Of course, there are plenty of other opportunities to view grizzly bears at Tweedsmuir. The accommodation sits in a sparsely populated corner of Tweedsmuir South Provincial Park, but is only an hour from Vancouver, British Columbia, by plane. Its seasonal Grizzly Bear Safari packages, which range from three to seven nights, include numerous activities that revolve around the bears. The lodge’s experts lead clients on river floats, nature walks and hikes to spot and learn about these incredible creatures, watching as they devour food in preparation for winter hibernation. (Private packages as well as small-group options are available, and the lodge offers travel advisors 10 to 15% commission.)
My visit was rife with other sightings, too. We glimpsed a mother and a cub chowing down on rose hips as we floated down the Atnarko River, which threads through the steep walls of mist-ringed Coast Mountains cliffs. We spied a lone adult bear swimming across the river on a second float trip, and another chomping grass along the Chilcotin Highway, which passes the lodge. By the end of my five-day trip, I had lost count of the sightings.
While I was initially a bit nervous about sharing my accommodations with some of the planet’s most feared predators, I learned not to be afraid of the bears. That attitude shift came thanks to lodge guides such as Ellie Lamb, the resident “bear whisperer.” Lamb guides hikes and has a sixth sense for spotting bear activity — from finding bits of fur on tree trunks to smelling a bear just up the trail. She teaches her guests to appreciate the bears from a safe distance, without disturbing, frightening or antagonizing them.
“The worst threat to a bear is our own fear and anxiety,” she told me.
Lamb, along with the rest of the lodge’s staff, shows visitors how to coexist with grizzlies in this special place, which keeps them, as well as their human admirers, safe.

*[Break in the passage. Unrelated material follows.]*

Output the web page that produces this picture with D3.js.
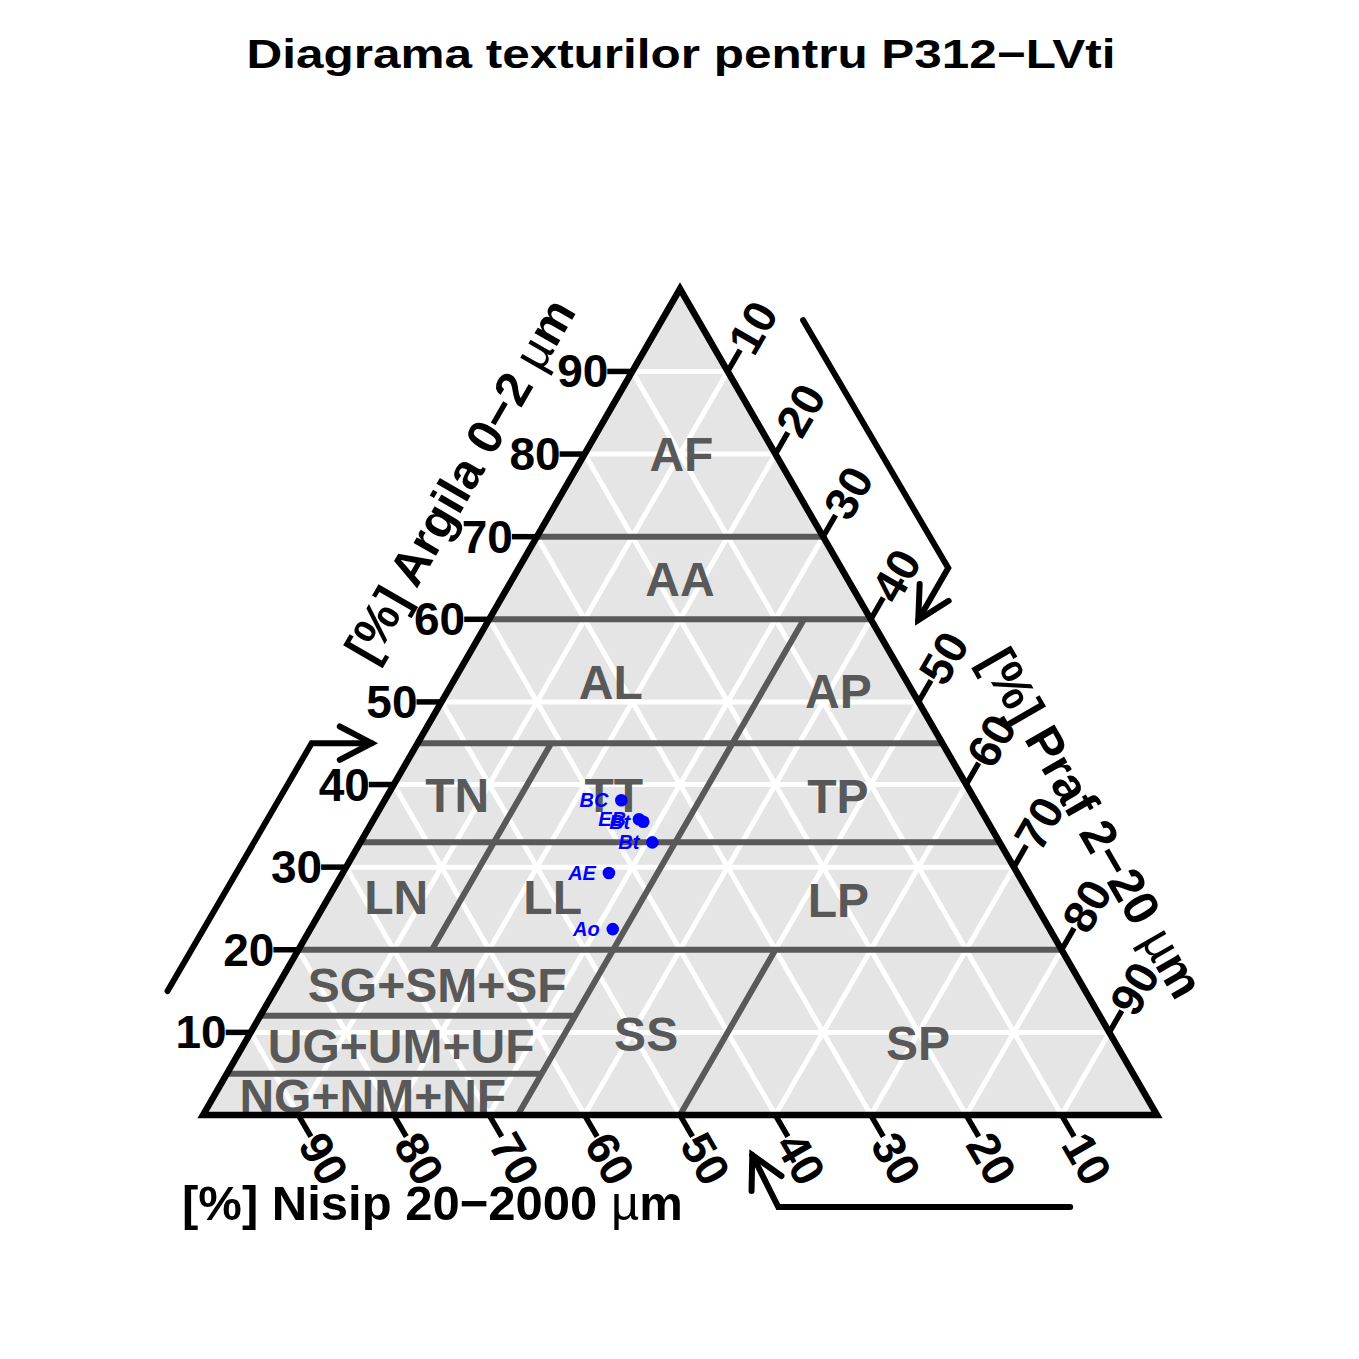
<!DOCTYPE html>
<html><head><meta charset="utf-8">
<script src="https://cdn.jsdelivr.net/npm/d3@7"></script>
<style>body{margin:0;background:#fff}svg{display:block}text{font-family:"Liberation Sans",Arial,sans-serif;font-weight:bold}</style>
</head><body>
<svg id="chart" width="1359" height="1359"></svg>
<script>
// ---------- data ----------
const titleText = "Diagrama texturilor pentru P312\u2212LVti";
const clayTicks = [10,20,30,40,50,60,70,80,90];
const siltTicks = [10,20,30,40,50,60,70,80,90];
const sandTicks = [10,20,30,40,50,60,70,80,90];
const gridLevels = [10,20,30,40,50,60,70,80,90];
// class boundaries: [clay1, silt1, clay2, silt2]
const boundaryClay = [[70,0,70,30],[60,0,60,40],[45,0,45,55],[33,0,33,67],[20,0,20,80],[12,0,12,33],[5,0,5,33]];
const boundarySilt = [[0,33,60,33],[20,14,45,14],[0,50,20,50]];
const classNames = ["AF","AA","AL","AP","TN","TT","TP","LN","LL","LP","SG+SM+SF","UG+UM+UF","NG+NM+NF","SS","SP"];
const classClay  = [79.9,64.8,52.3,51.2,38.7,38.7,38.5,26.3,26.3,26.0,15.7,8.35,2.2,9.7,8.7];
const classSilt  = [10.2,17.6,16.6,41.0,7.3,23.7,47.3,7.1,23.5,53.6,16.7,16.6,16.7,41.6,70.6];
const horizons = ["BC","EB","Bt","Bt","AE","Ao"];
const clayVals = [38.1,35.8,35.5,33.0,29.3,22.5];
const siltVals = [24.8,27.8,28.4,30.6,27.9,31.7];

// ---------- layout ----------
const svg = d3.select("#chart");
const Lx = 203, W = 954, By = 1115, H = W*Math.sqrt(3)/2;
const xs = d3.scaleLinear().domain([0,100]).range([Lx, Lx+W]);
const ys = d3.scaleLinear().domain([0,100]).range([By, By-H]);
const proj = (clay, silt) => [xs(silt + clay/2), ys(clay)];
const line = d3.line();
const GREY = "#595959";

// title
svg.append("text").attr("x",681).attr("y",68).attr("text-anchor","middle")
  .attr("font-size",40).attr("textLength",869).attr("lengthAdjust","spacingAndGlyphs")
  .text(titleText);

// triangle fill
const tri = [proj(0,0), proj(100,0), proj(0,100)];
svg.append("path").attr("d", line(tri)+"Z").attr("fill","#E5E5E5");

// grid
const gridG = svg.append("g").attr("stroke","#fff").attr("stroke-width",5).attr("fill","none");
gridLevels.forEach(v=>{
  gridG.append("path").attr("d", line([proj(v,0), proj(v,100-v)]));      // clay
  gridG.append("path").attr("d", line([proj(0,v), proj(100-v,v)]));      // silt
  gridG.append("path").attr("d", line([proj(0,100-v), proj(100-v,0)]));  // sand
});

// class boundaries
const bG = svg.append("g").attr("stroke",GREY).attr("stroke-width",6).attr("fill","none");
boundaryClay.concat(boundarySilt).forEach(b=>{
  bG.append("path").attr("d", line([proj(b[0],b[1]), proj(b[2],b[3])]));
});

// class labels
svg.append("g").selectAll("text").data(classNames).join("text")
  .attr("x",(d,i)=>proj(classClay[i],classSilt[i])[0])
  .attr("y",(d,i)=>proj(classClay[i],classSilt[i])[1])
  .attr("text-anchor","middle").attr("dominant-baseline","central")
  .attr("font-size",48).attr("fill",GREY).text(d=>d);

// triangle border
svg.append("path").attr("d", line(tri)+"Z").attr("fill","none")
  .attr("stroke","#000").attr("stroke-width",6.5).attr("stroke-linejoin","miter");

// ticks
const TL = 25, c60 = 0.5, s60 = Math.sqrt(3)/2;
const tG = svg.append("g");
clayTicks.forEach(v=>{
  const p = proj(v, 0);
  tG.append("line").attr("x1",p[0]).attr("y1",p[1]).attr("x2",p[0]-TL).attr("y2",p[1])
    .attr("stroke","#000").attr("stroke-width",5.5);
  tG.append("text").attr("x",p[0]-TL+1).attr("y",p[1]).attr("text-anchor","end")
    .attr("dominant-baseline","central").attr("font-size",46).text(v);
});
siltTicks.forEach(v=>{
  const p = proj(100-v, v);
  const e = [p[0]+TL*c60, p[1]-TL*s60];
  tG.append("line").attr("x1",p[0]).attr("y1",p[1]).attr("x2",e[0]).attr("y2",e[1])
    .attr("stroke","#000").attr("stroke-width",5.5);
  tG.append("text").attr("transform",`translate(${e[0]},${e[1]}) rotate(-60)`)
    .attr("dominant-baseline","central").attr("font-size",46).text(v);
});
sandTicks.forEach(v=>{
  const p = proj(0, 100-v);
  const e = [p[0]+TL*c60, p[1]+TL*s60];
  tG.append("line").attr("x1",p[0]).attr("y1",p[1]).attr("x2",e[0]).attr("y2",e[1])
    .attr("stroke","#000").attr("stroke-width",5.5);
  tG.append("text").attr("transform",`translate(${e[0]},${e[1]}) rotate(60)`)
    .attr("dominant-baseline","central").attr("font-size",46).text(v);
});

// axis titles
function axisTitle(x, y, rot, anchor, main){
  const t = svg.append("text").attr("transform",`translate(${x},${y}) rotate(${rot})`)
    .attr("text-anchor",anchor).attr("font-size",49);
  if(anchor==="middle") t.attr("dominant-baseline","central");
  t.append("tspan").text(main);
  t.append("tspan").attr("font-weight","normal").text("\u00b5");
  t.append("tspan").text("m");
}
axisTitle(460, 480, -60, "middle", "[%] Argila 0\u22122 ");
axisTitle(1092, 823, 60, "middle", "[%] Praf 2\u221220 ");
axisTitle(182, 1220, 0, "start", "[%] Nisip 20\u22122000 ");

// arrows
const aG = svg.append("g").attr("fill","none").attr("stroke","#000").attr("stroke-width",6)
  .attr("stroke-linecap","round").attr("stroke-linejoin","miter");
function arrow(pts){
  aG.append("path").attr("d", line(pts));
  const n = pts.length, tip = pts[n-1], prev = pts[n-2];
  const ang = Math.atan2(tip[1]-prev[1], tip[0]-prev[0]);
  const L = 36, a = Math.PI/6.5;
  const h1 = [tip[0]-L*Math.cos(ang-a), tip[1]-L*Math.sin(ang-a)];
  const h2 = [tip[0]-L*Math.cos(ang+a), tip[1]-L*Math.sin(ang+a)];
  aG.append("path").attr("d", line([h1, tip, h2]));
}
// left (clay) arrow: left edge shifted outward
{
  const a0 = proj(15,0), a1 = proj(45,0);
  arrow([[a0[0]-107,a0[1]],[a1[0]-106,a1[1]],[a1[0]-46,a1[1]]]);
}
// right (silt) arrow
{
  const b0 = proj(96.2,3.8), b1 = proj(66.2,33.8);
  const c1 = [b1[0]+107, b1[1]];
  arrow([[b0[0]+105,b0[1]], c1, [c1[0]-30, c1[1]+52]]);
}
// bottom (sand) arrow
{
  const d0 = proj(0,90.9), d1 = proj(0,60.3);
  const e1 = [d1[0], d1[1]+92];
  arrow([[d0[0],d0[1]+92], e1, [e1[0]-26, e1[1]-52]]);
}

// points
const pG = svg.append("g");
horizons.forEach((h,i)=>{
  const p = proj(clayVals[i], siltVals[i]);
  pG.append("circle").attr("cx",p[0]).attr("cy",p[1]).attr("r",6.3).attr("fill","#0000FF");
  pG.append("text").attr("x",p[0]-13).attr("y",p[1]).attr("text-anchor","end")
    .attr("dominant-baseline","central").attr("font-size",20).attr("font-style","italic")
    .attr("fill","#0000FF").text(h);
});
</script>
</body></html>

Tweedsmuir’s origins date to 1929, making it one of the oldest lodges on Canada’s West Coast. While bear viewing is a main draw in the fall, the lodge is open from late June through mid-October and offers myriad activities. Guests can scale nearby cliffs on a via ferrata (a cross between rock climbing and a ropes course), trek through the striking volcanic landscape of the Rainbow Range, view ancient First Nations stone carvings, visit the Great Bear Rainforest, learn to fly-fish and get dropped off by helicopter in the high alpine for hiking and skiing.
The bears, the fishing and the via ferrata are all worthwhile draws, but there’s also something to be said for the deep peace in this quiet corner of British Columbia. From the porch of my private, timber-framed cabin — and the lodge’s outdoor hot tub — I felt content just watching rocky cliffs snag curtains of passing fog.